Another story told by Fairbanks occurred one day during a break in the construction work. There was a judo exhibition and the Japanese champion challenged anyone from the audience. Without any hesitation, Hamana Kalili accepted, and he stepped forward into the ring. The Judo expert started out confidently, trying one maneuver after another on the big fisherman, but it was all to no effect. Hamana eventually grabbed him by the seat of the pants, held him out at arms length, and let the wrestler swing arms and legs about like a spider. It simply wasn’t a match. The audience had howled and shrieked in hysteria.
In all, construction of the temple took about three years. It was dedicated on Thanksgiving Day, November 27, 1919. Joseph F. Smith, who had dedicated the ground, had passed away the year before, so the final dedication of the building was performed by Heber J. Grant, who had stepped up to fill the role left open by President Smith’s passing. Hundreds of members of the church and other interested people rode the train from Honolulu up around Kaena Point and across the North Shore to Laie to see the new temple and to attend the dedication.
The temple soon became a place where people frequently stopped to enjoy the peaceful atmosphere and inspiring character of its exterior and grounds. During World War II, soldiers went there to relax, reflect, and enjoy a respite from duty.
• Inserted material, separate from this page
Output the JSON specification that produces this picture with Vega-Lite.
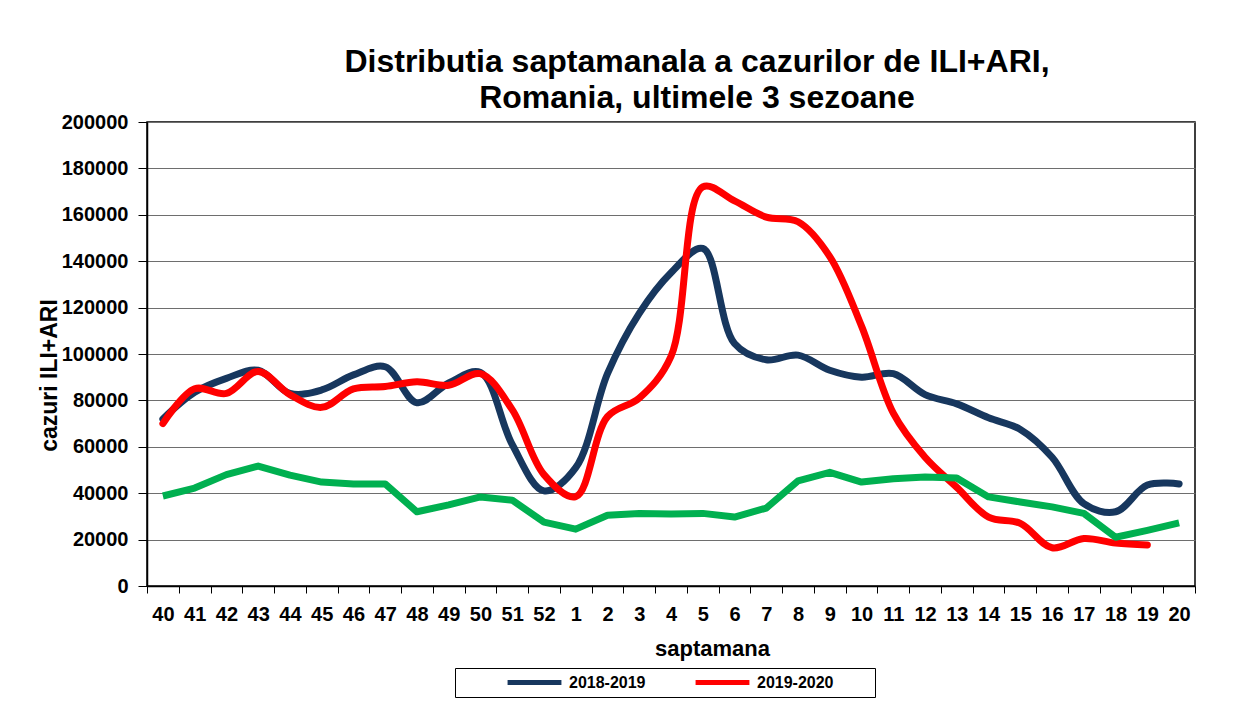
{
  "$schema": "https://vega.github.io/schema/vega-lite/v6.json",
  "width": 1048,
  "height": 464,
  "autosize": "none",
  "padding": {"left": 147, "top": 122, "right": 53, "bottom": 138},
  "background": "white",
  "title": {
    "text": ["Distributia saptamanala a cazurilor de ILI+ARI,", "Romania, ultimele 3 sezoane"],
    "font": "Liberation Sans",
    "fontSize": 32,
    "fontWeight": "bold",
    "color": "black",
    "anchor": "middle",
    "dx": 26,
    "offset": -3,
    "lineHeight": 36
  },
  "config": {
    "view": {"stroke": "black", "strokeWidth": 1.5},
    "font": "Liberation Sans",
    "axis": {
      "labelFont": "Liberation Sans",
      "labelFontWeight": "bold",
      "labelColor": "black",
      "titleFont": "Liberation Sans",
      "titleFontWeight": "bold",
      "titleColor": "black",
      "domainColor": "black",
      "domainWidth": 1.5,
      "tickColor": "black",
      "tickWidth": 1
    }
  },
  "data": {
    "values": [
      {"week": "40", "season": "2018-2019", "cazuri": 72000},
      {"week": "41", "season": "2018-2019", "cazuri": 83500},
      {"week": "42", "season": "2018-2019", "cazuri": 89500},
      {"week": "43", "season": "2018-2019", "cazuri": 93000},
      {"week": "44", "season": "2018-2019", "cazuri": 83000},
      {"week": "45", "season": "2018-2019", "cazuri": 84500},
      {"week": "46", "season": "2018-2019", "cazuri": 91000},
      {"week": "47", "season": "2018-2019", "cazuri": 94500},
      {"week": "48", "season": "2018-2019", "cazuri": 79000},
      {"week": "49", "season": "2018-2019", "cazuri": 87500},
      {"week": "50", "season": "2018-2019", "cazuri": 92000},
      {"week": "51", "season": "2018-2019", "cazuri": 61000},
      {"week": "52", "season": "2018-2019", "cazuri": 41000},
      {"week": "1", "season": "2018-2019", "cazuri": 51000},
      {"week": "2", "season": "2018-2019", "cazuri": 91500},
      {"week": "3", "season": "2018-2019", "cazuri": 117500},
      {"week": "4", "season": "2018-2019", "cazuri": 135000},
      {"week": "5", "season": "2018-2019", "cazuri": 145500},
      {"week": "6", "season": "2018-2019", "cazuri": 104500},
      {"week": "7", "season": "2018-2019", "cazuri": 97500},
      {"week": "8", "season": "2018-2019", "cazuri": 99500},
      {"week": "9", "season": "2018-2019", "cazuri": 93000},
      {"week": "10", "season": "2018-2019", "cazuri": 90000},
      {"week": "11", "season": "2018-2019", "cazuri": 91500},
      {"week": "12", "season": "2018-2019", "cazuri": 82500},
      {"week": "13", "season": "2018-2019", "cazuri": 78500},
      {"week": "14", "season": "2018-2019", "cazuri": 72500},
      {"week": "15", "season": "2018-2019", "cazuri": 67500},
      {"week": "16", "season": "2018-2019", "cazuri": 55500},
      {"week": "17", "season": "2018-2019", "cazuri": 35500},
      {"week": "18", "season": "2018-2019", "cazuri": 32000},
      {"week": "19", "season": "2018-2019", "cazuri": 43500},
      {"week": "20", "season": "2018-2019", "cazuri": 44000},
      {"week": "40", "season": "2019-2020", "cazuri": 70000},
      {"week": "41", "season": "2019-2020", "cazuri": 85000},
      {"week": "42", "season": "2019-2020", "cazuri": 83000},
      {"week": "43", "season": "2019-2020", "cazuri": 92500},
      {"week": "44", "season": "2019-2020", "cazuri": 82500},
      {"week": "45", "season": "2019-2020", "cazuri": 77000},
      {"week": "46", "season": "2019-2020", "cazuri": 85000},
      {"week": "47", "season": "2019-2020", "cazuri": 86000},
      {"week": "48", "season": "2019-2020", "cazuri": 88000},
      {"week": "49", "season": "2019-2020", "cazuri": 86500},
      {"week": "50", "season": "2019-2020", "cazuri": 91500},
      {"week": "51", "season": "2019-2020", "cazuri": 76000},
      {"week": "52", "season": "2019-2020", "cazuri": 48000},
      {"week": "1", "season": "2019-2020", "cazuri": 38500},
      {"week": "2", "season": "2019-2020", "cazuri": 73000},
      {"week": "3", "season": "2019-2020", "cazuri": 81000},
      {"week": "4", "season": "2019-2020", "cazuri": 99000},
      {"week": "5", "season": "2019-2020", "cazuri": 172000},
      {"week": "6", "season": "2019-2020", "cazuri": 166000},
      {"week": "7", "season": "2019-2020", "cazuri": 159000},
      {"week": "8", "season": "2019-2020", "cazuri": 157000},
      {"week": "9", "season": "2019-2020", "cazuri": 142000},
      {"week": "10", "season": "2019-2020", "cazuri": 112000},
      {"week": "11", "season": "2019-2020", "cazuri": 74500},
      {"week": "12", "season": "2019-2020", "cazuri": 55500},
      {"week": "13", "season": "2019-2020", "cazuri": 42500},
      {"week": "14", "season": "2019-2020", "cazuri": 29700},
      {"week": "15", "season": "2019-2020", "cazuri": 27000},
      {"week": "16", "season": "2019-2020", "cazuri": 16500},
      {"week": "17", "season": "2019-2020", "cazuri": 20500},
      {"week": "18", "season": "2019-2020", "cazuri": 18500},
      {"week": "19", "season": "2019-2020", "cazuri": 17700},
      {"week": "40", "season": "2017-2018", "cazuri": 38800},
      {"week": "41", "season": "2017-2018", "cazuri": 42200},
      {"week": "42", "season": "2017-2018", "cazuri": 48000},
      {"week": "43", "season": "2017-2018", "cazuri": 51700},
      {"week": "44", "season": "2017-2018", "cazuri": 47800},
      {"week": "45", "season": "2017-2018", "cazuri": 44800},
      {"week": "46", "season": "2017-2018", "cazuri": 44000},
      {"week": "47", "season": "2017-2018", "cazuri": 44000},
      {"week": "48", "season": "2017-2018", "cazuri": 32000},
      {"week": "49", "season": "2017-2018", "cazuri": 35000},
      {"week": "50", "season": "2017-2018", "cazuri": 38400},
      {"week": "51", "season": "2017-2018", "cazuri": 37000},
      {"week": "52", "season": "2017-2018", "cazuri": 27500},
      {"week": "1", "season": "2017-2018", "cazuri": 24500},
      {"week": "2", "season": "2017-2018", "cazuri": 30500},
      {"week": "3", "season": "2017-2018", "cazuri": 31200},
      {"week": "4", "season": "2017-2018", "cazuri": 31000},
      {"week": "5", "season": "2017-2018", "cazuri": 31300},
      {"week": "6", "season": "2017-2018", "cazuri": 29700},
      {"week": "7", "season": "2017-2018", "cazuri": 33600},
      {"week": "8", "season": "2017-2018", "cazuri": 45300},
      {"week": "9", "season": "2017-2018", "cazuri": 49000},
      {"week": "10", "season": "2017-2018", "cazuri": 44800},
      {"week": "11", "season": "2017-2018", "cazuri": 46200},
      {"week": "12", "season": "2017-2018", "cazuri": 47000},
      {"week": "13", "season": "2017-2018", "cazuri": 46500},
      {"week": "14", "season": "2017-2018", "cazuri": 38400},
      {"week": "15", "season": "2017-2018", "cazuri": 36200},
      {"week": "16", "season": "2017-2018", "cazuri": 34100},
      {"week": "17", "season": "2017-2018", "cazuri": 31300},
      {"week": "18", "season": "2017-2018", "cazuri": 21000},
      {"week": "19", "season": "2017-2018", "cazuri": 24000},
      {"week": "20", "season": "2017-2018", "cazuri": 27200}
    ]
  },
  "encoding": {
    "x": {
      "field": "week",
      "type": "ordinal",
      "sort": ["40","41","42","43","44","45","46","47","48","49","50","51","52","1","2","3","4","5","6","7","8","9","10","11","12","13","14","15","16","17","18","19","20"],
      "scale": {"type": "band", "paddingInner": 0, "paddingOuter": 0},
      "axis": {
        "title": "saptamana",
        "titleFontSize": 22,
        "titlePadding": 14,
        "titleX": 565,
        "labelFontSize": 20,
        "labelAngle": 0,
        "labelPadding": 11,
        "tickBand": "extent",
        "tickSize": 7,
        "grid": false
      }
    },
    "y": {
      "field": "cazuri",
      "type": "quantitative",
      "scale": {"domain": [0, 200000], "nice": false},
      "axis": {
        "title": "cazuri ILI+ARI",
        "titleFontSize": 23,
        "titleAngle": -90,
        "titleX": -98,
        "titleY": 253,
        "titleAlign": "center",
        "titleBaseline": "middle",
        "values": [0,20000,40000,60000,80000,100000,120000,140000,160000,180000,200000],
        "format": "d",
        "labelFontSize": 20,
        "labelPadding": 10,
        "tickSize": 9,
        "grid": true,
        "gridColor": "#6e6e6e",
        "gridWidth": 1.2
      }
    },
    "color": {
      "field": "season",
      "type": "nominal",
      "scale": {"domain": ["2018-2019", "2019-2020", "2017-2018"], "range": ["#17375E", "#FF0000", "#00B050"]},
      "legend": {
        "values": ["2018-2019", "2019-2020"],
        "title": "\u00a0",
        "titleOrient": "right",
        "titlePadding": 35,
        "titleFontSize": 6,
        "orient": "none",
        "legendX": 308,
        "legendY": 546,
        "direction": "horizontal",
        "strokeColor": "black",
        "fillColor": "white",
        "padding": 6,
        "clipHeight": 17,
        "symbolType": "stroke",
        "symbolStrokeWidth": 5,
        "symbolSize": 2900,
        "symbolOffset": 44,
        "labelFont": "Liberation Sans",
        "labelFontWeight": "bold",
        "labelFontSize": 16,
        "labelColor": "black",
        "labelOffset": 5,
        "columnPadding": 3
      }
    }
  },
  "layer": [
    {
      "transform": [{"filter": "datum.season != '2017-2018'"}],
      "mark": {"type": "line", "interpolate": "catmull-rom", "strokeWidth": 7, "strokeCap": "round", "strokeJoin": "round"}
    },
    {
      "transform": [{"filter": "datum.season == '2017-2018'"}],
      "mark": {"type": "line", "interpolate": "linear", "strokeWidth": 7, "strokeJoin": "round"}
    }
  ]
}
Today, the building itself is considered a remarkable one: a beautifully rendered example of Frank Lloyd Wright’s distinctive early twentieth-century modern style, appropriated for and translated to a Pacific Island context. Its design was new and bold for the time at which it was built, and it has continued to endure for almost a century since. In 2009 renovations were begun, and the temple reopened again in late 2010. The restoration work was faithful to the original design and style, and the building continues to be a great example of early modern simplicity and elegance.
If you go to Laie today, the temple is the centerpiece of the community. If you visit the genealogy library on the temple grounds, you can see Hamana Kalili rendered as a statue sculpted by Avard Fairbanks in 1918, where it stands adjacent to the building. Hamana modeled as Joseph being blessed under the hands of his father, Lehi. And in the town you can still find remnants of the incident with the ship: if you go to the Hukilau Cafe (their French toast breakfast is regarded as the best in the area), just down the road past the First Ward chapel, across the street you’ll find a house that people say is the oldest in town. And if you could look inside the walls, it’s said that you’d find some of the leftover wood from that ship that became stranded on the reef. The inadvertent treatment with salt water and subsequent curing in the sun after it was salvaged from the ocean made it resistant to termites, and today it still stands while other houses from its time have long since rotted away.